— Recorded data —
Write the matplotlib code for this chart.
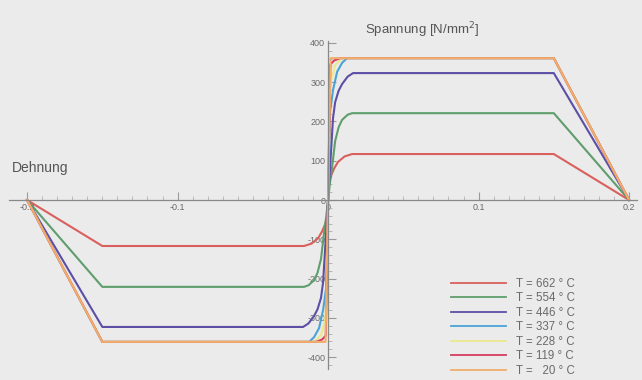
import matplotlib
matplotlib.use("Agg")
import matplotlib.pyplot as plt
import numpy as np
from matplotlib.ticker import FixedLocator, FuncFormatter

plt.rcParams.update({
    "font.family": ["Liberation Sans", "DejaVu Sans"],
    "axes.linewidth": 0.9,
})

# ---- data (positive branch; the chart is point-symmetric)
temps = ["662", "554", "446", "337", "228", "119", "20"]
colors = ["#d9605c", "#5f9e6c", "#5b4fa6", "#4aa3d6", "#ece98c", "#d63c5e", "#f0ad6c"]

strain_662 = [0, 0.0005, 0.002, 0.004, 0.0066, 0.011, 0.016, 0.15, 0.2]
stress_662 = [0, 43, 62, 80, 97, 111, 117, 117, 0]

strain_554 = [0, 0.0013, 0.0027, 0.0047, 0.007, 0.0093, 0.013, 0.016, 0.15, 0.2]
stress_554 = [0, 45, 84, 150, 185, 204, 217, 221, 221, 0]

strain_446 = [0, 0.002, 0.0033, 0.0047, 0.007, 0.0093, 0.013, 0.0166, 0.15, 0.2]
stress_446 = [0, 127, 209, 249, 278, 295, 314, 323, 323, 0]

strain_337 = [0, 0.0013, 0.0033, 0.006, 0.0093, 0.0126, 0.15, 0.2]
stress_337 = [0, 224, 280, 326, 349, 361, 361, 0]

strain_228 = [0, 0.0008, 0.002, 0.0047, 0.0093, 0.15, 0.2]
stress_228 = [0, 240, 305, 344, 361, 361, 0]

strain_119 = [0, 0.0015, 0.004, 0.008, 0.15, 0.2]
stress_119 = [0, 345, 355, 361, 361, 0]

strain_20 = [0, 0.0017, 0.15, 0.2]
stress_20 = [0, 361, 361, 0]

curves = [
    (strain_662, stress_662), (strain_554, stress_554), (strain_446, stress_446),
    (strain_337, stress_337), (strain_228, stress_228), (strain_119, stress_119),
    (strain_20, stress_20),
]

x_major = [-0.2, -0.1, 0.0, 0.1, 0.2]
y_major = [-400, -300, -200, -100, 0, 100, 200, 300, 400]

GREY = "#6a6a6a"

fig = plt.figure(figsize=(6.42, 3.80), dpi=100, facecolor="#ebebeb")
ax = fig.add_axes([0, 0, 1, 1])
ax.set_facecolor("#ebebeb")

for (eps, sig), T, c in zip(curves, temps, colors):
    eps = np.asarray(eps)
    sig = np.asarray(sig)
    x = np.concatenate([-eps[::-1], eps[1:]])
    y = np.concatenate([-sig[::-1], sig[1:]])
    label = f"T = {T} ° C" if len(T) == 3 else f"T =   {T} ° C"
    ax.plot(x, y, color=c, lw=1.5, label=label, solid_joinstyle="round")

ax.set_xlim(-0.218, 0.2086)
ax.set_ylim(-458, 509)

for s in ["top", "right"]:
    ax.spines[s].set_visible(False)
ax.spines["left"].set_position(("data", 0))
ax.spines["bottom"].set_position(("data", 0))
ax.spines["left"].set_bounds(-430, 405)
ax.spines["bottom"].set_bounds(-0.212, 0.205)
ax.spines["left"].set_color("#888888")
ax.spines["bottom"].set_color("#888888")

ax.xaxis.set_major_locator(FixedLocator(x_major))
ax.xaxis.set_minor_locator(FixedLocator(np.arange(-0.2, 0.2001, 0.01)))
ax.yaxis.set_major_locator(FixedLocator(y_major))
ax.yaxis.set_minor_locator(FixedLocator(np.arange(-420, 401, 20)))
ax.xaxis.set_major_formatter(FuncFormatter(lambda v, p: "0" if abs(v) < 1e-9 else f"{v:.1f}"))
ax.yaxis.set_major_formatter(FuncFormatter(lambda v, p: f"{v:.0f}"))
ax.tick_params(axis="both", which="major", direction="in", length=6, width=0.8,
               colors="#9a9a9a", labelcolor=GREY, labelsize=6.5, pad=2)
ax.tick_params(axis="both", which="minor", direction="in", length=3, width=0.6,
               colors="#b0b0b0")

fig.text(12 / 642, 1 - 168 / 380, "Dehnung", fontsize=10, color="#555555", va="center")
fig.text(365 / 642, 1 - 30 / 380, "Spannung [N/mm$^2$]", fontsize=9.5, color="#555555",
         va="center")

leg = ax.legend(loc="upper left", bbox_to_anchor=(445 / 642, 1 - 272 / 380),
                bbox_transform=fig.transFigure, frameon=False, fontsize=8.3,
                handlelength=4.8, handletextpad=0.9, labelspacing=0.22, borderpad=0)
for t in leg.get_texts():
    t.set_color(GREY)
for h in leg.get_lines():
    h.set_linewidth(1.3)

fig.savefig("out.png", dpi=100, facecolor=fig.get_facecolor())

— Instructions for the task —
Repeat the material above in full and exactly, apart from the pictures.

— Response —
Write the matplotlib code for this chart.
import matplotlib
matplotlib.use("Agg")
import matplotlib.pyplot as plt
import numpy as np
from matplotlib.ticker import FixedLocator, FuncFormatter

plt.rcParams.update({
    "font.family": ["Liberation Sans", "DejaVu Sans"],
    "axes.linewidth": 0.9,
})

# ---- data (positive branch; the chart is point-symmetric)
temps = ["662", "554", "446", "337", "228", "119", "20"]
colors = ["#d9605c", "#5f9e6c", "#5b4fa6", "#4aa3d6", "#ece98c", "#d63c5e", "#f0ad6c"]

strain_662 = [0, 0.0005, 0.002, 0.004, 0.0066, 0.011, 0.016, 0.15, 0.2]
stress_662 = [0, 43, 62, 80, 97, 111, 117, 117, 0]

strain_554 = [0, 0.0013, 0.0027, 0.0047, 0.007, 0.0093, 0.013, 0.016, 0.15, 0.2]
stress_554 = [0, 45, 84, 150, 185, 204, 217, 221, 221, 0]

strain_446 = [0, 0.002, 0.0033, 0.0047, 0.007, 0.0093, 0.013, 0.0166, 0.15, 0.2]
stress_446 = [0, 127, 209, 249, 278, 295, 314, 323, 323, 0]

strain_337 = [0, 0.0013, 0.0033, 0.006, 0.0093, 0.0126, 0.15, 0.2]
stress_337 = [0, 224, 280, 326, 349, 361, 361, 0]

strain_228 = [0, 0.0008, 0.002, 0.0047, 0.0093, 0.15, 0.2]
stress_228 = [0, 240, 305, 344, 361, 361, 0]

strain_119 = [0, 0.0015, 0.004, 0.008, 0.15, 0.2]
stress_119 = [0, 345, 355, 361, 361, 0]

strain_20 = [0, 0.0017, 0.15, 0.2]
stress_20 = [0, 361, 361, 0]

curves = [
    (strain_662, stress_662), (strain_554, stress_554), (strain_446, stress_446),
    (strain_337, stress_337), (strain_228, stress_228), (strain_119, stress_119),
    (strain_20, stress_20),
]

x_major = [-0.2, -0.1, 0.0, 0.1, 0.2]
y_major = [-400, -300, -200, -100, 0, 100, 200, 300, 400]

GREY = "#6a6a6a"

fig = plt.figure(figsize=(6.42, 3.80), dpi=100, facecolor="#ebebeb")
ax = fig.add_axes([0, 0, 1, 1])
ax.set_facecolor("#ebebeb")

for (eps, sig), T, c in zip(curves, temps, colors):
    eps = np.asarray(eps)
    sig = np.asarray(sig)
    x = np.concatenate([-eps[::-1], eps[1:]])
    y = np.concatenate([-sig[::-1], sig[1:]])
    label = f"T = {T} ° C" if len(T) == 3 else f"T =   {T} ° C"
    ax.plot(x, y, color=c, lw=1.5, label=label, solid_joinstyle="round")

ax.set_xlim(-0.218, 0.2086)
ax.set_ylim(-458, 509)

for s in ["top", "right"]:
    ax.spines[s].set_visible(False)
ax.spines["left"].set_position(("data", 0))
ax.spines["bottom"].set_position(("data", 0))
ax.spines["left"].set_bounds(-430, 405)
ax.spines["bottom"].set_bounds(-0.212, 0.205)
ax.spines["left"].set_color("#888888")
ax.spines["bottom"].set_color("#888888")

ax.xaxis.set_major_locator(FixedLocator(x_major))
ax.xaxis.set_minor_locator(FixedLocator(np.arange(-0.2, 0.2001, 0.01)))
ax.yaxis.set_major_locator(FixedLocator(y_major))
ax.yaxis.set_minor_locator(FixedLocator(np.arange(-420, 401, 20)))
ax.xaxis.set_major_formatter(FuncFormatter(lambda v, p: "0" if abs(v) < 1e-9 else f"{v:.1f}"))
ax.yaxis.set_major_formatter(FuncFormatter(lambda v, p: f"{v:.0f}"))
ax.tick_params(axis="both", which="major", direction="in", length=6, width=0.8,
               colors="#9a9a9a", labelcolor=GREY, labelsize=6.5, pad=2)
ax.tick_params(axis="both", which="minor", direction="in", length=3, width=0.6,
               colors="#b0b0b0")

fig.text(12 / 642, 1 - 168 / 380, "Dehnung", fontsize=10, color="#555555", va="center")
fig.text(365 / 642, 1 - 30 / 380, "Spannung [N/mm$^2$]", fontsize=9.5, color="#555555",
         va="center")

leg = ax.legend(loc="upper left", bbox_to_anchor=(445 / 642, 1 - 272 / 380),
                bbox_transform=fig.transFigure, frameon=False, fontsize=8.3,
                handlelength=4.8, handletextpad=0.9, labelspacing=0.22, borderpad=0)
for t in leg.get_texts():
    t.set_color(GREY)
for h in leg.get_lines():
    h.set_linewidth(1.3)

fig.savefig("out.png", dpi=100, facecolor=fig.get_facecolor())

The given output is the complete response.